Two key questions to ask when you’re thinking of setting up a challenge prize
More NGOs, Government Departments and city governments are using challenge prizes to help develop new products and services which ‘solve’ a problem they have identified. There have been several high profile prizes (for instance, Nesta’s Longitude Prize or the recently announced $7 million ocean floor Xprize) and a growing number of platforms for running them (such as Challenge.gov or OpenIdeo). Due to this increased profile, challenge prizes are more often seen by public sector strategists and policy owners as holding the potential to solve their tricky strategic issues.
To characterise, the starting point is often “If only we could somehow get new, smart, digitally-informed organisations to solve the underfunded, awkward strategic issues we’ve been grappling with, wouldn’t it be great?”.
This approach is especially tantalising for public sector organisations as it means they can be seen to take action on an issue through ‘market shaping’, rather than resorting to developing policy or intervening with regulation or legislation.

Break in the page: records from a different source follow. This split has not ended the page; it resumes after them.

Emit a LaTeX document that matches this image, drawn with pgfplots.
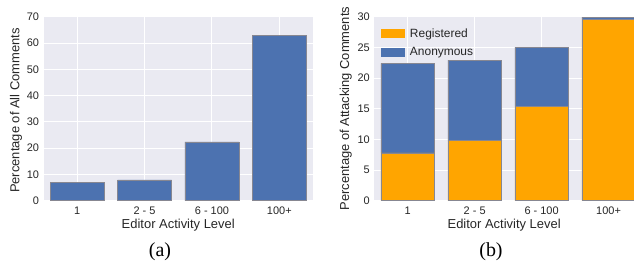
\documentclass[border=0pt]{standalone}
\usepackage{pgfplots}
\pgfplotsset{compat=1.18}
\usepackage{fontspec}
\setmainfont{Liberation Sans}
\newfontfamily\capfont{Liberation Serif}
\definecolor{sbg}{HTML}{EAEAF2}
\definecolor{sblue}{HTML}{4C72B0}
\definecolor{sorange}{HTML}{FFA500}
\definecolor{stext}{HTML}{262626}
\definecolor{sedge}{RGB}{135,135,145}
\begin{document}
\begin{tikzpicture}
\useasboundingbox (0,0) rectangle (634bp,268bp);
\pgfplotsset{
  sns/.style={
    scale only axis,
    anchor=south west,
    axis background/.style={fill=sbg},
    axis line style={draw=none},
    major tick length=0pt,
    grid=major,
    grid style={white, line width=0.9bp},
    xmin=-0.5,
    ymin=0,
    xtick={0,1,2,3},
    xticklabels={1,2 - 5,6 - 100,100+},
    tick label style={font=\fontsize{11}{13}\selectfont, text=stext},
    label style={font=\fontsize{13}{15}\selectfont, text=stext},
    /pgf/number format/assume math mode=true,
    xticklabel style={yshift=-3bp},
    yticklabel style={xshift=-1bp},
    xlabel style={at={(axis description cs:0.5,-0.132)}, anchor=center},
    bar width=0.8,
    every axis plot/.append style={draw=sedge, line width=0.6bp},
  }
}
% ---------- (a)
\begin{axis}[sns,
  at={(43.5bp,67.3bp)},
  width=269.5bp, height=184bp,
  xmax=3.5, ymax=70,
  ytick={0,10,20,30,40,50,60,70},
  ybar,
  xlabel={Editor Activity Level},
  ylabel={Percentage of All Comments},
  ylabel style={at={(axis description cs:-0.102,0.49)}, anchor=center},
]
\addplot[fill=sblue] coordinates {(0,7.0) (1,7.9) (2,22.4) (3,62.9)};
\end{axis}
% ---------- (b)
\begin{axis}[sns,
  at={(374.3bp,67.3bp)},
  width=259.7bp, height=184bp,
  xmax=3.38, ymax=30,
  ytick={0,5,10,15,20,25,30},
  ybar stacked,
  xlabel={Editor Activity Level},
  ylabel={Percentage of Attacking Comments},
  ylabel style={at={(axis description cs:-0.110,0.5)}, anchor=center},
  legend style={at={(axis description cs:0.025,0.943)}, anchor=north west,
    draw=none, fill=none, font=\fontsize{12}{14}\selectfont, text=stext,
    row sep=7bp, inner sep=0pt},
  legend cell align=left,
  legend image code/.code={\fill[#1, draw=none] (0bp,-4.3bp) rectangle (24bp,4.3bp);},
  legend style={nodes={inner xsep=5bp, inner ysep=1bp}},
]
\addplot[fill=sorange] coordinates {(0,7.8) (1,9.8) (2,15.4) (3,29.6)};
\addplot[fill=sblue] coordinates {(0,14.6) (1,13.1) (2,9.6) (3,0.35)};
\legend{Registered,Anonymous}
\end{axis}
\node[font=\capfont\fontsize{20}{24}\selectfont, text=black] at (160bp,16bp) {(a)};
\node[font=\capfont\fontsize{20}{24}\selectfont, text=black] at (491bp,16bp) {(b)};
\end{tikzpicture}
\end{document}
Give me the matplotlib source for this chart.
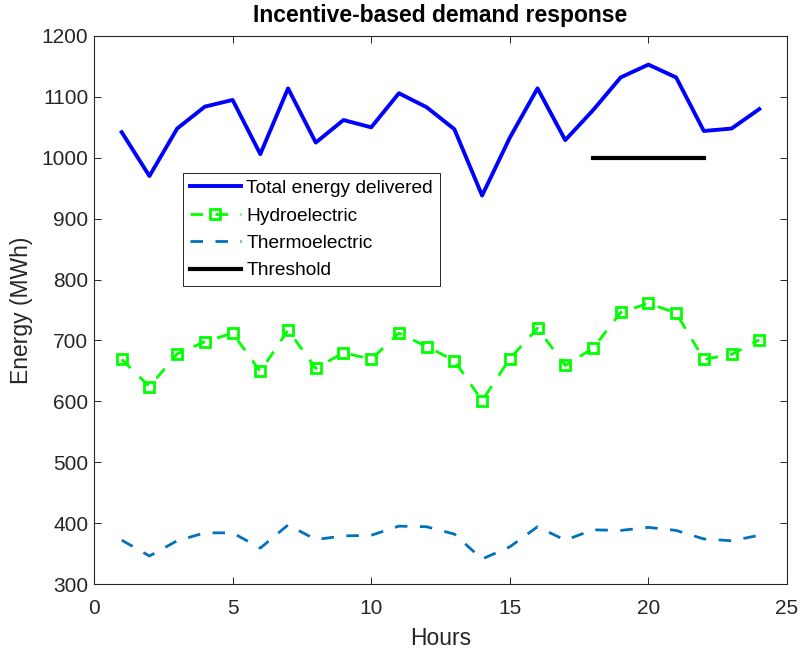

Having worked on a series of challenge prizes on open data over the last couple of years, as well as subsequently working with organisations on how our design principles could be applied to their objectives, I’ve spent some time thinking about when it’s appropriate to run a challenge prize. The design and practicalities of running a successful challenge prize are not always straightforward. Thankfully there has already been some useful broad guidance on this from Nesta’s Centre for Challenge Prizes in their Challenge Prize Practice Guide and McKinsey and Deloitte have also published guides.
Nevertheless despite this high quality guidance, like many things in life, the most difficult part is knowing where to start. Organisations struggle to understand whether they have the right problem in the first place. In many instances running a challenge prize is not the appropriate organisational response to an issue and it’s best to discover this early on. From my experience, there are two key questions which are worth asking when you’re trying to work out if your problem is suitable:
A successful challenge prize is one which tackles a problem that is accepted to be an issue by a relatively wide group of people. If the problem you’re concerned with is widely shared you’ll hopefully automatically get people interested in helping to solve it - as they say a problem shared is a problem halved. If it’s a parochial issue to do with your organisation only then you’re less likely to attract people to take part and you might have to consider alternative approaches to solving it yourself.
Not having a widely shared problem is not necessarily a reason not to run a challenge prize, but you might have to incentivise teams to engage more and might also want to consider whether more straightforward procurement approaches might be cheaper and quicker. Running a challenge prize may still be a worthwhile exercise if you think it will get more innovative solutions and different types of companies involved than a relatively traditional procurement exercise.
This question builds on the previous one as seeing a problem as an investment opportunity is to a certain extent dependent on whether the problem is widely held. A challenge prize is likely to be less successful, even with a widely shared problem, if it is not obvious who would invest in the solutions produced. This will not only be an issue in the long term but may also affect the running of the challenge prize itself. If no-one other than you is in the market for the resulting product or service then you’ll not attract many teams to take part and potentially those that do might not be the strongest as they had not clocked the weak longer term earning potential.
Again, there is some possibility that, through the process, teams produce products and services which could be applied to more profitable problems or solutions but this is a long shot. There is also no guarantee that they would not pivot away from continuing to solve your problem after they’d won the prize.
These two considerations come down to one thing - incentive. Firstly, does anyone other than your organisation care about this issue and secondly, do they care enough about it to pay to solve it. If you can answer yes credibly to both questions then you’re in a good position to start to think about some of the more detailed practicalities of running a challenge prize. You may think these questions would be obvious but there can be a myopia in organisations which means that they fixate on the issue that they care about and can lose perspective on whether it’s a concern for other people.
Clearly, you may still get teams interested in your challenge prize if you just give away a lot of money - people will always respond to that. But these two questions are worth considering if the aim of running the challenge prize is to create successful long-term solutions to your problems, rather than just being seen to be doing something by running a challenge prize.